Eadeh, 51, bribed Taylor so he would give the contractor favorable treatment and provide quick inspections of his company’s work, which allowed him to obtain a permit and get paid more quickly. He is the fourth person charged, including Taylor, in what has become a years-long probe into bribes paid to the former city official by myriad contractors.

The contractor, who lives in Parma Heights, was charged via a criminal information, which is usually a sign that a plea agreement is forthcoming. His attorney Denise Demmitt confirmed that her client would plead guilty but also said he had paid the bribes as a “result of the continuous pressure” from Taylor.

Taylor pleaded guilty in September 2018 to extortion and bribery in a federally funded program, admitting to taking thousands of dollars in bribes from two contractors and gave them preferential treatment for government-funded demolition and abatement projects. He worked for the city for 30 years and retired in January 2018. He has not been sentenced.

In September 2016, Eadeh’s company received a contract to demolish a building on East 71st Street, the information states. Taylor conducted a clean-hole bulkhead inspection and told Eadeh he passed. On Oct. 3, 2016, the pair met up, and Eadeh paid Taylor $100 in cash, according to prosecutors. Two days later, Taylor conducted a final compliance inspection at the property and told Eadeh he passed. On Oct. 6, 2016, Eadeh paid Taylor another $100, according to prosecutors. Eadeh also paid Taylor $100 on Oct. 28, 2016, the day Taylor inspected a to-be-demolished property on East 147th Street, and gave him the OK. He did the same on Nov. 26, 2016 for a job on Otokar Street, the information says.

In November 2016, Eadeh’s company won a bid for a Cuyahoga County Land Bank demolition project on Raymond Avenue. On Dec. 3, 2016, Taylor inspected the property and told Eadeh he passed. Eadeh paid him $50 in cash, according to prosecutors. The bribes continued into 2017. Eadeh paid Taylor $50 for favorable treatment during an inspection for a property on Harvard Avenue in July 2017, and $100 the next month for a Land Bank job on East 53rd Street, the information states. Demmitt said Taylor solicited all the bribes through “veiled intimidation and veiled threats with regard to his ongoing business” and noted that he did it with other people. She said her client has historically been an honest businessman.

Eadeh is the third contractor federal prosecutors charged as part of its probe. North Royalton contractor Martin Fano pleaded guilty to honest services mail and wire fraud and admitted to paying Taylor $460 in bribes and giving him free meals. Senior U.S. District Judge Christopher Boyko in September ordered Fano to pay a $4,000 fine.

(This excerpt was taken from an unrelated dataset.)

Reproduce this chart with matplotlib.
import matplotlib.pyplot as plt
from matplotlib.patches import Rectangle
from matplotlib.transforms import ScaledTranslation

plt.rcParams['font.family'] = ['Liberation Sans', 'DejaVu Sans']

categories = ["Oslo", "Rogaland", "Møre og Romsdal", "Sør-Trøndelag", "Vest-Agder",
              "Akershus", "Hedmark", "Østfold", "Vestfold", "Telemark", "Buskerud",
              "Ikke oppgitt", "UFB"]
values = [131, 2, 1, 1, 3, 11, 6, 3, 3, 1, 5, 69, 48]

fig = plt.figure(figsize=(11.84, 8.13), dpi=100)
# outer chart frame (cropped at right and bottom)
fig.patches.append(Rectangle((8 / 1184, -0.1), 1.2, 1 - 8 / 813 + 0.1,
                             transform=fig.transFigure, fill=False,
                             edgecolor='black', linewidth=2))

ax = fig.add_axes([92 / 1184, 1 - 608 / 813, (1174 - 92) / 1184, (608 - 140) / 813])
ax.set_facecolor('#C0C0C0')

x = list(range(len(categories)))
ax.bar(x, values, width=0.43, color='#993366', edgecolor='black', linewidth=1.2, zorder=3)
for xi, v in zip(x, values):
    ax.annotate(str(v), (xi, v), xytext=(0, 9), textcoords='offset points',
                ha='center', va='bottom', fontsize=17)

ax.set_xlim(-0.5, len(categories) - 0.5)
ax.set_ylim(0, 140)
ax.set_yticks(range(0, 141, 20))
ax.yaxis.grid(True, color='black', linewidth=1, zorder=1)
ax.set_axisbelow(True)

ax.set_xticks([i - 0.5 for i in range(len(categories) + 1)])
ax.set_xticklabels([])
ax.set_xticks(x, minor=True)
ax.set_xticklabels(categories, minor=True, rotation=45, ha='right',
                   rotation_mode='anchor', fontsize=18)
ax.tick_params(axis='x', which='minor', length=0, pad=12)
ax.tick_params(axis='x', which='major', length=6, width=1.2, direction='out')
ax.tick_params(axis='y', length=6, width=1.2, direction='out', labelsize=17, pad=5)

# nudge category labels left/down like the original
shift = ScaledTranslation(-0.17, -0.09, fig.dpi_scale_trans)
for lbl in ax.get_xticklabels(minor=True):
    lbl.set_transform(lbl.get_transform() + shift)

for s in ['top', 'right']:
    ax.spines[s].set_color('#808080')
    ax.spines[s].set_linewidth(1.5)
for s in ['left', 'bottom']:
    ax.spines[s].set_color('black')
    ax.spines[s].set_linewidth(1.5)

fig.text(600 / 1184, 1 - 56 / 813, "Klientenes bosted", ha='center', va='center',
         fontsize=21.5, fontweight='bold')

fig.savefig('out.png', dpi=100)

Warrensville Heights resident Eric Witherspoon, who ran Arick’s Environmental Services and Arick’s Services, pleaded guilty in September to bribery concerning a federally funded program. He admitted to giving Taylor a $3,000 bribe in 2013 for help in getting on the city’s bid list for a demolition job, as well as for a quick inspection. The city awarded Witherspoon the $147,000 contract. Boyko has not yet sentenced Witherspoon.